Bref, le don à l'aveugle. Bienvenue dans un monde désincarné, où tout rapport personnel entre un donateur et un militant politique est vu comme un prélude au crime. C'est faire fi de la nature humaine, car la plupart des gens aiment quand même s'entendre dire «merci» ou se voir gratifiés d'un sourire. Les rejeter dans l'anonymat, c'est les dissuader de donner, et c'est priver les partis d'une source de financement nécessaire à la vitalité de la démocratie.
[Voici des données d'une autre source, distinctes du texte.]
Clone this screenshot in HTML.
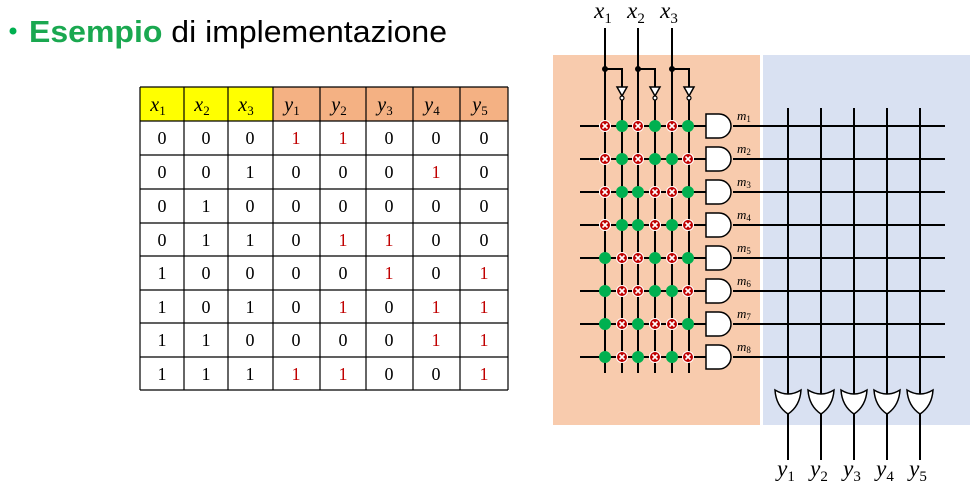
<!DOCTYPE html>
<html><head><meta charset="utf-8"><style>
body{margin:0;width:980px;height:494px;background:#fff;overflow:hidden}
</style></head><body>
<svg width="980" height="494" xmlns="http://www.w3.org/2000/svg" font-family="Liberation Serif, serif">
<circle cx="13" cy="31" r="3.5" fill="#00b050"/>
<text x="29" y="42" font-family="Liberation Sans, sans-serif" font-size="31" fill="#000" textLength="418" lengthAdjust="spacingAndGlyphs"><tspan fill="#1aa850" font-weight="bold">Esempio</tspan> di implementazione</text>
<!-- table -->
<rect x="140" y="87" width="88" height="34" fill="#ffff00"/>
<rect x="184" y="87" width="44" height="34" fill="#ffff00"/>
<rect x="228" y="87" width="45" height="34" fill="#ffff00"/>
<rect x="273" y="87" width="235" height="34" fill="#f4b183"/>
<g stroke="#000" stroke-width="1.2">
<line x1="140" y1="87" x2="508" y2="87"/><line x1="140" y1="121" x2="508" y2="121"/><line x1="140" y1="155" x2="508" y2="155"/><line x1="140" y1="189" x2="508" y2="189"/><line x1="140" y1="223" x2="508" y2="223"/><line x1="140" y1="256" x2="508" y2="256"/><line x1="140" y1="290" x2="508" y2="290"/><line x1="140" y1="323" x2="508" y2="323"/><line x1="140" y1="357" x2="508" y2="357"/><line x1="140" y1="390" x2="508" y2="390"/>
<line x1="140" y1="87" x2="140" y2="390"/><line x1="184" y1="87" x2="184" y2="390"/><line x1="228" y1="87" x2="228" y2="390"/><line x1="273" y1="87" x2="273" y2="390"/><line x1="320" y1="87" x2="320" y2="390"/><line x1="366" y1="87" x2="366" y2="390"/><line x1="413" y1="87" x2="413" y2="390"/><line x1="460" y1="87" x2="460" y2="390"/><line x1="508" y1="87" x2="508" y2="390"/>
</g>
<g font-size="20" font-style="italic" text-anchor="middle">
<text x="158" y="111">x<tspan font-size="13" font-style="normal" dy="4">1</tspan></text>
<text x="202" y="111">x<tspan font-size="13" font-style="normal" dy="4">2</tspan></text>
<text x="246" y="111">x<tspan font-size="13" font-style="normal" dy="4">3</tspan></text>
<text x="292" y="111">y<tspan font-size="13" font-style="normal" dy="4">1</tspan></text>
<text x="339" y="111">y<tspan font-size="13" font-style="normal" dy="4">2</tspan></text>
<text x="385" y="111">y<tspan font-size="13" font-style="normal" dy="4">3</tspan></text>
<text x="432" y="111">y<tspan font-size="13" font-style="normal" dy="4">4</tspan></text>
<text x="480" y="111">y<tspan font-size="13" font-style="normal" dy="4">5</tspan></text>
</g>
<g font-size="18" text-anchor="middle" id="tb"></g>
<!-- regions -->
<rect x="553" y="55" width="207" height="370" fill="#f8cbad"/>
<rect x="763" y="55" width="207" height="370" fill="#d9e1f2"/>
<g id="circ" stroke="#000" stroke-width="2" fill="none"></g>
<g font-size="23" font-style="italic" text-anchor="middle">
<text x="603" y="18">x<tspan font-size="15" font-style="normal" dy="5">1</tspan></text>
<text x="636" y="18">x<tspan font-size="15" font-style="normal" dy="5">2</tspan></text>
<text x="669" y="18">x<tspan font-size="15" font-style="normal" dy="5">3</tspan></text>
<text x="786" y="476">y<tspan font-size="15" font-style="normal" dy="5">1</tspan></text>
<text x="819" y="476">y<tspan font-size="15" font-style="normal" dy="5">2</tspan></text>
<text x="852" y="476">y<tspan font-size="15" font-style="normal" dy="5">3</tspan></text>
<text x="885" y="476">y<tspan font-size="15" font-style="normal" dy="5">4</tspan></text>
<text x="918" y="476">y<tspan font-size="15" font-style="normal" dy="5">5</tspan></text>
</g>
</svg>
<script>
var NS="http://www.w3.org/2000/svg";
function el(p,t,a,txt){var e=document.createElementNS(NS,t);for(var k in a)e.setAttribute(k,a[k]);if(txt!=null)e.textContent=txt;p.appendChild(e);return e;}
var tb=document.getElementById("tb");
var rows=[[0,0,0,1,1,0,0,0],[0,0,1,0,0,0,1,0],[0,1,0,0,0,0,0,0],[0,1,1,0,1,1,0,0],[1,0,0,0,0,1,0,1],[1,0,1,0,1,0,1,1],[1,1,0,0,0,0,1,1],[1,1,1,1,1,0,0,1]];
var cx=[162,206,250,296,343,389,436,484];
var ry=[121,155,189,223,256,290,323,357];
rows.forEach(function(r,i){r.forEach(function(v,j){el(tb,"text",{x:cx[j],y:ry[i]+23,fill:(j>2&&v)?"#c00000":"#000"},v);});});
var c=document.getElementById("circ");
var vx=[605,622,638,655,672,688];
var hy=[126,159,192,225,258,291,324,357];
var ox=[788,821,854,887,920];
[605,638,672].forEach(function(x){
 el(c,"line",{x1:x,y1:28,x2:x,y2:373});
 el(c,"polyline",{points:x+",69 "+(x+17)+",69 "+(x+17)+",87"});
 el(c,"circle",{cx:x,cy:69,r:2,fill:"#000"});
 el(c,"path",{d:"M"+(x+12)+",87 L"+(x+22)+",87 L"+(x+17)+",96 Z",fill:"#fff","stroke-width":1.5});
 el(c,"circle",{cx:x+17,cy:98,r:2,fill:"#fff","stroke-width":1.2});
 el(c,"line",{x1:x+17,y1:100,x2:x+17,y2:373});
});
ox.forEach(function(x){el(c,"line",{x1:x,y1:108,x2:x,y2:460});});
hy.forEach(function(y,i){
 el(c,"line",{x1:580,y1:y,x2:706,y2:y});
 el(c,"line",{x1:733,y1:y,x2:945,y2:y});
 el(c,"path",{d:"M706,"+(y-12)+" L719,"+(y-12)+" A12,12 0 0 1 719,"+(y+12)+" L706,"+(y+12)+" Z",fill:"#fff","stroke-width":1.5});
 var t=el(c.parentNode,"text",{x:737,y:y-6,"font-size":13,"font-style":"italic"},"m");
 el(t,"tspan",{"font-size":9,"font-style":"normal",dy:2},i+1);
 var bits=[(i>>2)&1,(i>>1)&1,i&1];
 for(var k=0;k<3;k++){
  var b=bits[k];
  for(var s=0;s<2;s++){
   var x=vx[2*k+s];
   var green=(s==0)?b==1:b==0;
   if(green){el(c,"circle",{cx:x,cy:y,r:6,fill:"#00b050",stroke:"none"});}
   else{el(c,"circle",{cx:x,cy:y,r:5.5,fill:"#c00000",stroke:"#fff","stroke-width":1});
    el(c,"path",{d:"M"+(x-2.5)+","+(y-2.5)+"L"+(x+2.5)+","+(y+2.5)+"M"+(x+2.5)+","+(y-2.5)+"L"+(x-2.5)+","+(y+2.5),stroke:"#fff","stroke-width":1.6});}
  }
 }
});
ox.forEach(function(x){
 el(c,"path",{d:"M"+(x-13)+",390 Q"+x+",398 "+(x+13)+",390 Q"+(x+12)+",406 "+x+",414 Q"+(x-12)+",406 "+(x-13)+",390 Z",fill:"#fff","stroke-width":1.5});
});
</script>
</body></html>
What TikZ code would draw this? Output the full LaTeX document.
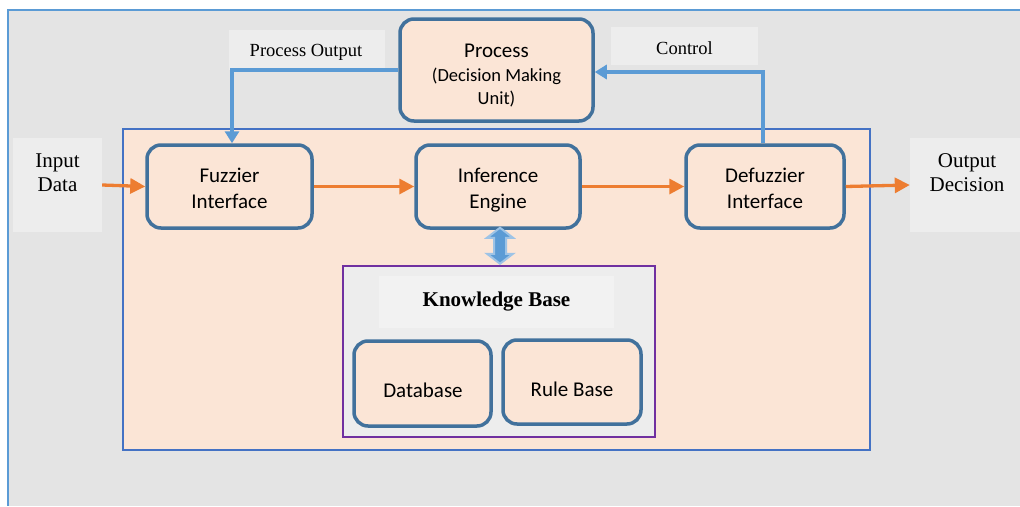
\documentclass[tikz,border=0pt]{standalone}
\usepackage{fontspec}
\setmainfont{Liberation Serif}
\newfontfamily\boxfont{Carlito}
\usetikzlibrary{arrows.meta}
\definecolor{bggray}{HTML}{E4E4E4}
\definecolor{lblgray}{HTML}{EDEDED}
\definecolor{kbtitle}{HTML}{F2F2F2}
\definecolor{peach}{HTML}{FBE5D6}
\definecolor{boxblue}{HTML}{41719C}
\definecolor{frameblue}{HTML}{4472C4}
\definecolor{lineblue}{HTML}{5B9BD5}
\definecolor{paleblue}{HTML}{9DC3E6}
\definecolor{flow}{HTML}{ED7D31}
\definecolor{kbpurple}{HTML}{7030A0}
\tikzset{
  rbox/.style={draw=boxblue, line width=3.5pt, fill=peach, rounded corners=14pt, inner sep=0pt},
  btext/.style={font=\boxfont\fontsize{21}{26}\selectfont, align=center, inner sep=0pt},
  lbl/.style={fill=lblgray, inner sep=0pt},
  ltext/.style={font=\fontsize{21}{24}\selectfont, align=center, inner sep=0pt},
  flowarrow/.style={draw=flow, line width=3.3pt, -{Triangle[length=15pt,width=15pt]}},
  fbarrow/.style={draw=lineblue, line width=3.5pt, -{Triangle[length=12pt,width=14pt]}},
}
\begin{document}
\begin{tikzpicture}[x=1pt,y=-1pt]
\useasboundingbox (0,0) rectangle (1020,506);
\fill[white] (0,0) rectangle (1020,506);
% outer panel
\fill[bggray] (8,10) rectangle (1020,506);
\draw[lineblue, line width=2.5pt] (1020,10) -- (8,10) -- (8,506);
% fuzzy system frame
\node[draw=frameblue, line width=2pt, fill=peach, minimum width=747pt, minimum height=321pt, inner sep=0pt]
  (sys) at (496.5,289.5) {};
% side labels
\node[lbl, minimum width=89pt, minimum height=94pt] (in) at (57.5,185) {};
\node[ltext] (intext) at (57.5,173) {Input\\Data};
\node[lbl, minimum width=112pt, minimum height=94pt] (out) at (966,185) {};
\node[ltext] (outtext) at (967,173) {Output\\Decision};
\node[lbl, minimum width=156pt, minimum height=40pt] (polbl) at (307,50) {};
\node[font=\fontsize{18.5}{22}\selectfont, inner sep=0pt] (poltext) at (306,52) {Process Output};
\node[lbl, minimum width=147pt, minimum height=38pt] (ctlbl) at (684.5,46) {};
\node[font=\fontsize{18.5}{22}\selectfont, inner sep=0pt] (ctltext) at (684.5,48) {Control};
% process unit
\node[rbox, minimum width=193pt, minimum height=102pt] (proc) at (496.5,70) {};
\node[btext] (proctext) at (496.5,51) {Process};
\node[font=\boxfont\fontsize{18.5}{23}\selectfont, align=center, inner sep=0pt] (procsub) at (496.5,88)
  {(Decision Making\\Unit)};
% main chain
\node[rbox, minimum width=165pt, minimum height=83pt] (fuz) at (229.5,186.5) {};
\node[btext] (fuztext) at (229.5,188.5) {Fuzzier\\Interface};
\node[rbox, minimum width=164pt, minimum height=83pt] (inf) at (498,186.5) {};
\node[btext] (inftext) at (498,190.5) {Inference\\Engine};
\node[rbox, minimum width=158pt, minimum height=83pt] (def) at (765,186.5) {};
\node[btext] (deftext) at (765,188.5) {Defuzzier\\Interface};
% knowledge base
\node[draw=kbpurple, line width=2pt, fill=lblgray, minimum width=312pt, minimum height=171pt, inner sep=0pt]
  (kb) at (499,351.5) {};
\node[fill=kbtitle, minimum width=235pt, minimum height=52pt, inner sep=0pt,
  font=\bfseries\fontsize{21}{24}\selectfont] (kbt) at (496.5,302) {Knowledge Base};
\node[rbox, minimum width=137pt, minimum height=85pt] (db) at (422.5,383.5) {};
\node[btext] (dbt) at (423,390) {Database};
\node[rbox, minimum width=138pt, minimum height=84pt] (rb) at (572,382) {};
\node[btext] (rbt) at (572,389) {Rule Base};
% signal flow
\draw[flowarrow] (in.east) -- (fuz.west);
\draw[flowarrow] (fuz.east) -- (inf.west);
\draw[flowarrow] (inf.east) -- (def.west);
\draw[flowarrow] (def.east) -- (out.west);
% feedback paths
\draw[fbarrow] (proc.west |- 0,70) -| ([xshift=2.5pt]fuz.north);
\draw[fbarrow] ([xshift=-2pt]def.north) |- (proc.east |- 0,72);
% inference engine <-> knowledge base
\filldraw[fill=lineblue, draw=paleblue, line width=2pt, line join=miter]
  ([xshift=2pt,yshift=2pt]inf.south) -- ++(13,10) -- ++(-7,0) -- ++(0,16) -- ++(7,0)
  -- ++(-13,10) -- ++(-13,-10) -- ++(7,0) -- ++(0,-16) -- ++(-7,0) -- cycle;
\end{tikzpicture}
\end{document}
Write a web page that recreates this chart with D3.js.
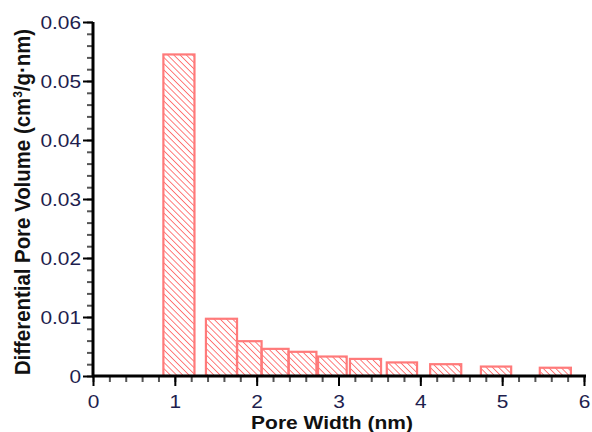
<!DOCTYPE html>
<html>
<head>
<meta charset="utf-8">
<script src="https://cdn.jsdelivr.net/npm/d3@7"></script>
<style>
  body { margin: 0; background: #fff; }
  text { font-family: Arial, "Liberation Sans", sans-serif; }
</style>
</head>
<body>
<svg id="chart" width="592" height="432"></svg>
<script>
// bins of the pore size distribution (nm) and their heights
const binLeft  = [0.86, 1.38, 1.76, 2.06, 2.39, 2.75, 3.14, 3.59, 4.12, 4.74, 5.46];
const binRight = [1.24, 1.76, 2.06, 2.39, 2.73, 3.10, 3.52, 3.96, 4.50, 5.11, 5.84];
const poreVol  = [0.0545, 0.0097, 0.0059, 0.0046, 0.0041, 0.0033, 0.0029, 0.0023, 0.0020, 0.0016, 0.0014];

const xTicks = [0, 1, 2, 3, 4, 5, 6];
const yTicks = [0, 0.01, 0.02, 0.03, 0.04, 0.05, 0.06];
const yLabels = ["0", "0.01", "0.02", "0.03", "0.04", "0.05", "0.06"];

const svg = d3.select("#chart");
const stretch = 1.16; // reference is a little wider than tall

let x = d3.scaleLinear().domain([0, 6]).range([93, 584]);
let y = d3.scaleLinear().domain([0, 0.06]).range([376, 22]);

let bars = binLeft.map((l, i) => ({ l: l, r: binRight[i], v: poreVol[i] }));

// hatch pattern "\\\"
let defs = svg.append("defs");
defs.append("pattern")
    .attr("id", "hatch")
    .attr("patternUnits", "userSpaceOnUse")
    .attr("width", 4.4)
    .attr("height", 4.4)
    .attr("patternTransform", "rotate(-45)")
    .append("line")
    .attr("x1", 0).attr("y1", 0)
    .attr("x2", 0).attr("y2", 4.4)
    .style("stroke", "#ff5c5c")
    .style("stroke-width", 1.6);

svg.selectAll(".bar")
    .data(bars)
    .enter()
    .append("rect")
    .attr("class", "bar")
    .attr("x", (d) => x(d.l))
    .attr("y", (d) => y(d.v))
    .attr("width", (d) => x(d.r) - x(d.l))
    .attr("height", (d) => y(0) - y(d.v))
    .style("fill", "url(#hatch)")
    .style("stroke", "#ff7a7a")
    .style("stroke-width", 2.2);

// minor ticks
svg.append("g")
    .attr("transform", `translate(0, ${y(0)})`)
    .call(d3.axisBottom(x).tickValues(d3.range(0, 6.01, 0.2)).tickSize(6).tickFormat(""))
    .call((g) => g.select(".domain").remove())
    .selectAll("line").style("stroke", "#555").style("stroke-width", 2);

svg.append("g")
    .attr("transform", `translate(${x(0)}, 0)`)
    .call(d3.axisLeft(y).tickValues(d3.range(0, 0.0601, 0.002)).tickSize(6).tickFormat(""))
    .call((g) => g.select(".domain").remove())
    .selectAll("line").style("stroke", "#555").style("stroke-width", 2);

// major ticks + labels
let xAxis = svg.append("g")
    .attr("transform", `translate(0, ${y(0)})`)
    .call(d3.axisBottom(x).tickValues(xTicks).tickSize(10).tickSizeOuter(0).tickFormat(d3.format("d")));

let yAxis = svg.append("g")
    .attr("transform", `translate(${x(0)}, 0)`)
    .call(d3.axisLeft(y).tickValues(yTicks).tickSize(10).tickSizeOuter(0).tickFormat((d, i) => yLabels[i]));

[xAxis, yAxis].forEach((g) => {
    g.select(".domain").remove();
    g.selectAll("line").style("stroke", "#000").style("stroke-width", 2);
    g.selectAll("text")
        .style("font-size", "18px")
        .style("fill", "#1e1e4e")
        .attr("transform", `scale(${stretch},1)`);
});
yAxis.selectAll("text").attr("x", -12 / stretch).attr("dy", "0.36em");
xAxis.selectAll("text").attr("dy", "0.71em").attr("y", 19);

// axis lines
svg.append("line")
    .attr("x1", x(0) - 1).attr("x2", x(6) + 2)
    .attr("y1", y(0)).attr("y2", y(0))
    .style("stroke", "#000").style("stroke-width", 3);
svg.append("line")
    .attr("x1", x(0)).attr("x2", x(0))
    .attr("y1", y(0.06)).attr("y2", y(0) + 1)
    .style("stroke", "#000").style("stroke-width", 3);

// titles
svg.append("text")
    .attr("transform", `translate(332, 429) scale(1.18,1)`)
    .attr("text-anchor", "middle")
    .style("font-size", "17.8px")
    .style("font-weight", "bold")
    .style("fill", "#111")
    .text("Pore Width (nm)");

let yTitle = svg.append("text")
    .attr("transform", `translate(29.5, 202) scale(1.1,1) rotate(-90)`)
    .attr("text-anchor", "middle")
    .style("font-size", "20.4px")
    .style("font-weight", "bold")
    .style("fill", "#111");
yTitle.append("tspan").text("Differential Pore Volume (cm");
yTitle.append("tspan").attr("dy", -7).style("font-size", "12px").text("3");
yTitle.append("tspan").attr("dy", 7).text("/g\u00b7nm)");
</script>
</body>
</html>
Ou alors, veut-on nous faire croire que tous les donateurs sont des entrepreneurs véreux en quête de contrats?

Remarquez, on n'est pas loin de s'orienter vers le système que prône monsieur P. Dans le projet de loi 113 sur le financement des partis, non seulement va-t-on plafonner les contributions à 1000$, mais les chèques seront adressés au Directeur général des élections, qui les remettra au destinataire. Le DGE pourra en outre consulter les dossiers de Revenu Québec pour examiner la probité des donateurs.

Pourquoi cette étape intermédiaire inutile et ces contrôles exorbitants? Pourquoi le gouvernement Charest cède-t-il sur toute la ligne aux recommandations d'un haut fonctionnaire soucieux d'agrandir son territoire?

Cerise sur le gâteau, les noms de tous les donateurs seront rendus publics même s'il s'agit d'un petit don de moins de 200$. Une massue pour tuer un moucheron!

Conséquences à prévoir: les partis recevront de moins en moins de dons... et ce sont les contribuables qui hériteront du fardeau de financer des partis politiques que la loi aura transformés en parasites de l'État. Le financement populaire sera chose du passé et ce sera très mauvais pour la démocratie.